■ WHAT THIS TASK INVOLVES ■
Set down the data below from its first line to the line holding "const stations = ['Burns', 'Eugene', 'Hermiston'];", inclusive; omit all pictures.

■ SOURCE MATERIAL ■
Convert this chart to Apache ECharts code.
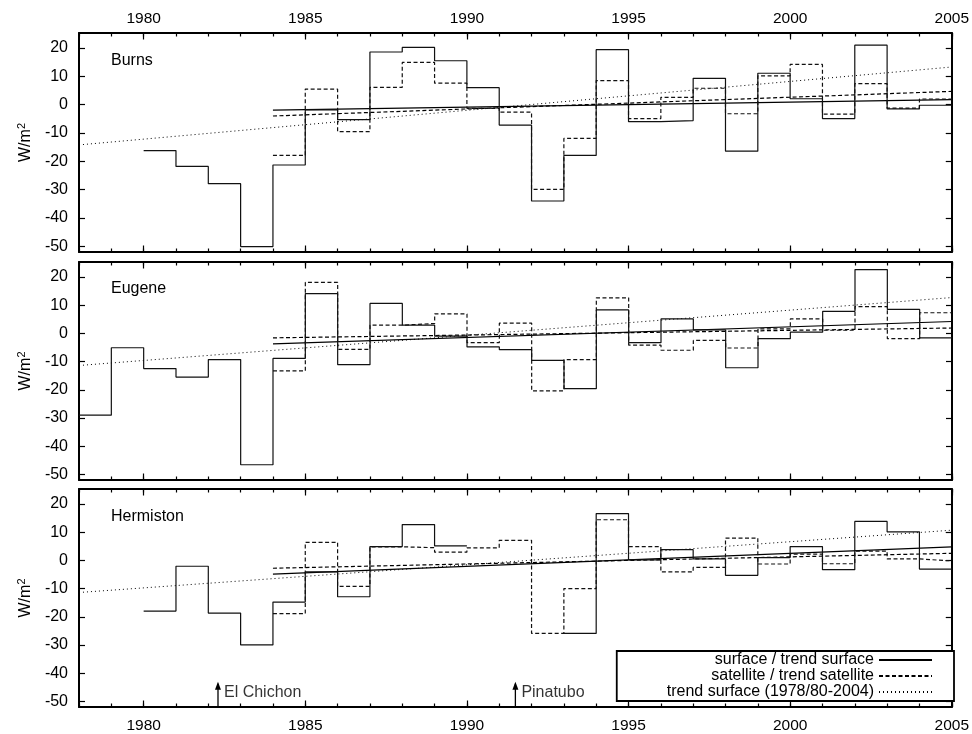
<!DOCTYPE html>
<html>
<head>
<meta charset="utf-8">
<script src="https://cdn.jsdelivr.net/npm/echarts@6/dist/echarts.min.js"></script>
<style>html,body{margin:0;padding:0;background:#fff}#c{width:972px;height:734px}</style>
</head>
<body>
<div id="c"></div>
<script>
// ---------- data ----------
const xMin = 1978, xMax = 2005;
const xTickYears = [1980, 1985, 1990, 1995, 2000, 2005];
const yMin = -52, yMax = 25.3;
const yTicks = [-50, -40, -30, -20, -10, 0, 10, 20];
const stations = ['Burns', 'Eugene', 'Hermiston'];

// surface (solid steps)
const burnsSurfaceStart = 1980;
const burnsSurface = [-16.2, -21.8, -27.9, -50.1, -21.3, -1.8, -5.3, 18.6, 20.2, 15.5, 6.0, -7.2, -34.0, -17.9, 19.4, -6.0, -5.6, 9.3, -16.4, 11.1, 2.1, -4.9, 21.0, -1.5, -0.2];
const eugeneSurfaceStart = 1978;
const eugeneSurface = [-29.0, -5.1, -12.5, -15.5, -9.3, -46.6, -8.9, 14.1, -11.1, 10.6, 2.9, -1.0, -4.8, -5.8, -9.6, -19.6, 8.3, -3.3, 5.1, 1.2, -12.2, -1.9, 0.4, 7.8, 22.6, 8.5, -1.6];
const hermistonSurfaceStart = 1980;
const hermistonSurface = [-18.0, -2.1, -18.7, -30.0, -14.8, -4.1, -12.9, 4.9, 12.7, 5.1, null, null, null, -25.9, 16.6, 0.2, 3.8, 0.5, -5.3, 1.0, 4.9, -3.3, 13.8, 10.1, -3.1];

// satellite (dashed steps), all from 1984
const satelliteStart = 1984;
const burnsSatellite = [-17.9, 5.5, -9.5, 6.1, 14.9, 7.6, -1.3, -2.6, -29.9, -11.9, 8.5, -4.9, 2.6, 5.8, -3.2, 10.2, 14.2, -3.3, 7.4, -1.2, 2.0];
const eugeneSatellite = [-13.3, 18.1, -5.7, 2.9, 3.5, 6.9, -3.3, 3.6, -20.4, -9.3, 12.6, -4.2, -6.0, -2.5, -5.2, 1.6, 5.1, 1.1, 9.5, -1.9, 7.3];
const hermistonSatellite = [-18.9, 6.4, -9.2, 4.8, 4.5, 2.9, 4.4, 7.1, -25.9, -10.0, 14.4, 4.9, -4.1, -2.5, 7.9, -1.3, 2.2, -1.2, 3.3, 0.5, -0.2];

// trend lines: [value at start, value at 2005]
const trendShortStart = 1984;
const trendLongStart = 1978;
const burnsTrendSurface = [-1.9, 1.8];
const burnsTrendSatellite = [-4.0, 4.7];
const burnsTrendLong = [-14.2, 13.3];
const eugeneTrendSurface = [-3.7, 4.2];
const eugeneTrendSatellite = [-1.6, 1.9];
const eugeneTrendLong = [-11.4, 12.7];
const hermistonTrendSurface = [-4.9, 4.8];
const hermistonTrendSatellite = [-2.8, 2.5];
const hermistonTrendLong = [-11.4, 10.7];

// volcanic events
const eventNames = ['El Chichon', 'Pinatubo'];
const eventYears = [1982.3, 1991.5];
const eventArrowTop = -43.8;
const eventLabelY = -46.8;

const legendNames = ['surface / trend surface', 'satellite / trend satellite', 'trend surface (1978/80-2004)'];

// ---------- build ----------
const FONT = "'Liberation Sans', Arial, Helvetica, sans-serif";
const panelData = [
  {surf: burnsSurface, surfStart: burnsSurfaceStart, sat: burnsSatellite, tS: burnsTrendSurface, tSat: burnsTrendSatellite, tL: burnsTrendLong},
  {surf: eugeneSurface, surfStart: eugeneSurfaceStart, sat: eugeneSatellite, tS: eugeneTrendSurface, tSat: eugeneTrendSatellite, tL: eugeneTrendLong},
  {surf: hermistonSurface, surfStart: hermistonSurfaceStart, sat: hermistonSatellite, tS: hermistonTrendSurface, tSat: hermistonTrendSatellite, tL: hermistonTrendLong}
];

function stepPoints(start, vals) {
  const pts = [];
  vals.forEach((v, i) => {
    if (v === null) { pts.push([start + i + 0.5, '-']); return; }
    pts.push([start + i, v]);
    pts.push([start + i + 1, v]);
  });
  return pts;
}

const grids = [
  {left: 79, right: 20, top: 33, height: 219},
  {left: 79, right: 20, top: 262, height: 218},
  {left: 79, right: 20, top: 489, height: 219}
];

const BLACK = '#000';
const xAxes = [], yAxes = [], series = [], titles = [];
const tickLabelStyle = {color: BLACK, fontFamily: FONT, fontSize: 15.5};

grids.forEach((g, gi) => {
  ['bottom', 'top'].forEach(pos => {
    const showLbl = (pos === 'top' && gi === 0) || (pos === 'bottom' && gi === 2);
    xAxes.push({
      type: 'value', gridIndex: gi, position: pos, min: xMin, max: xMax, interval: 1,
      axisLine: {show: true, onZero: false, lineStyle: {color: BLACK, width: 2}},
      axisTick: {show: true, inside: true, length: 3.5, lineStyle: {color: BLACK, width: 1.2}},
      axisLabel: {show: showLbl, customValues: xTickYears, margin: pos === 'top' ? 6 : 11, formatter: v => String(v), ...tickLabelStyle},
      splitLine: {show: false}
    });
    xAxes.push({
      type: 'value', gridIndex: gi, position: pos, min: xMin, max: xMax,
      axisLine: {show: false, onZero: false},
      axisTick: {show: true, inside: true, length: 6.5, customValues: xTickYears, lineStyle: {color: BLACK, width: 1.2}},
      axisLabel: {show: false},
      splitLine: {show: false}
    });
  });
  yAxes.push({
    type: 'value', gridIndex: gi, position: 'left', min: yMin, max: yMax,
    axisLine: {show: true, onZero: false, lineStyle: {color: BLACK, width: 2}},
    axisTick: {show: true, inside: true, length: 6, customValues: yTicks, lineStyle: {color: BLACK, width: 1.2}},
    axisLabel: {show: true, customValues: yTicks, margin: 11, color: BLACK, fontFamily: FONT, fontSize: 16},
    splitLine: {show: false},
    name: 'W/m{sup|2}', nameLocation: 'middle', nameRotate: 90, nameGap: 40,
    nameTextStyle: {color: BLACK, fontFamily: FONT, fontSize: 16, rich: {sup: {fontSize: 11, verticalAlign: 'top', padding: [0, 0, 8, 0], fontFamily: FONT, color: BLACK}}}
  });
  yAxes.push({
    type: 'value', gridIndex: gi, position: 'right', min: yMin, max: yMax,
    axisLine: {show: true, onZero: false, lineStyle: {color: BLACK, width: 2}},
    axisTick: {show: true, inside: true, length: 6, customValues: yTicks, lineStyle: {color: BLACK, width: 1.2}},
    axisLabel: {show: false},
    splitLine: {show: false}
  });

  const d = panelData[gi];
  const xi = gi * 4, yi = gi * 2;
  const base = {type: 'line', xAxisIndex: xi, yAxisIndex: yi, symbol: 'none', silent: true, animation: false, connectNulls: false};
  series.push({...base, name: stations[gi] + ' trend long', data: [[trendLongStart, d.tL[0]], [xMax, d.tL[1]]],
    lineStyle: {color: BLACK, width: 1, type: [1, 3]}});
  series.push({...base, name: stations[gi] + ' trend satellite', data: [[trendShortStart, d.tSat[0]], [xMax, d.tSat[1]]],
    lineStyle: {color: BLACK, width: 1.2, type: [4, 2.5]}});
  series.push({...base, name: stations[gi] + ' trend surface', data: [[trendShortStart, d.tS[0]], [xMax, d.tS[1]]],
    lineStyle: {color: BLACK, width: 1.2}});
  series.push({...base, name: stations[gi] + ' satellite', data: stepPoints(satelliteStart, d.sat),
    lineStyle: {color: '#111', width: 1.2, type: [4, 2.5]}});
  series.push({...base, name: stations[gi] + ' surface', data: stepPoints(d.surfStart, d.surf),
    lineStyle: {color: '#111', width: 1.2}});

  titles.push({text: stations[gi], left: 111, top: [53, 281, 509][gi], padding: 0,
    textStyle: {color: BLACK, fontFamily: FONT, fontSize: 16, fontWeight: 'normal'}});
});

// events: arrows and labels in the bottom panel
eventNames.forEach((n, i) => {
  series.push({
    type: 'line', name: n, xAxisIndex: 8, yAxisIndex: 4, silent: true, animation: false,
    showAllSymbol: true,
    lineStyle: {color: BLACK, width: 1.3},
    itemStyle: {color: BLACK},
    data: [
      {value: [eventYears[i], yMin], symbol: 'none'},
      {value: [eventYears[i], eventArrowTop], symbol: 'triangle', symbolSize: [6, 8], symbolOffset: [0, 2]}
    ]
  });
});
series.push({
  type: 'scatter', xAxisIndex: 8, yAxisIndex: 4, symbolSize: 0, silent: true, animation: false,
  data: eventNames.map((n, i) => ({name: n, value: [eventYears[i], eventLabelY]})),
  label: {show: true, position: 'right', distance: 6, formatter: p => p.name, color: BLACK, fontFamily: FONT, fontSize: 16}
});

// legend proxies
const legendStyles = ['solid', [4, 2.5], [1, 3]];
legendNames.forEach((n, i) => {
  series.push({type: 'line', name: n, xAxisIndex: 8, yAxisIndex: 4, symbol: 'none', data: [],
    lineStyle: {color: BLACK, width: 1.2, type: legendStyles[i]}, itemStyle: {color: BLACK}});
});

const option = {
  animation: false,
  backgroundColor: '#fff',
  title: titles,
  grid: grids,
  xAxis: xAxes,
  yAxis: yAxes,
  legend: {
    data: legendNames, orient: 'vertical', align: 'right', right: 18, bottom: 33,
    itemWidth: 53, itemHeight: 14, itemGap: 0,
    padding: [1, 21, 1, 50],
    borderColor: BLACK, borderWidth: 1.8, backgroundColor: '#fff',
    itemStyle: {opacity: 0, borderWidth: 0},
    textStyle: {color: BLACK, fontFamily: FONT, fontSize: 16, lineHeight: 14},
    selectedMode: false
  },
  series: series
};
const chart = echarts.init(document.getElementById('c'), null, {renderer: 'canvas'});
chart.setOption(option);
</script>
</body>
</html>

■ WRITTEN RESPONSE ■
Convert this chart to Apache ECharts code.
<!DOCTYPE html>
<html>
<head>
<meta charset="utf-8">
<script src="https://cdn.jsdelivr.net/npm/echarts@6/dist/echarts.min.js"></script>
<style>html,body{margin:0;padding:0;background:#fff}#c{width:972px;height:734px}</style>
</head>
<body>
<div id="c"></div>
<script>
// ---------- data ----------
const xMin = 1978, xMax = 2005;
const xTickYears = [1980, 1985, 1990, 1995, 2000, 2005];
const yMin = -52, yMax = 25.3;
const yTicks = [-50, -40, -30, -20, -10, 0, 10, 20];
const stations = ['Burns', 'Eugene', 'Hermiston'];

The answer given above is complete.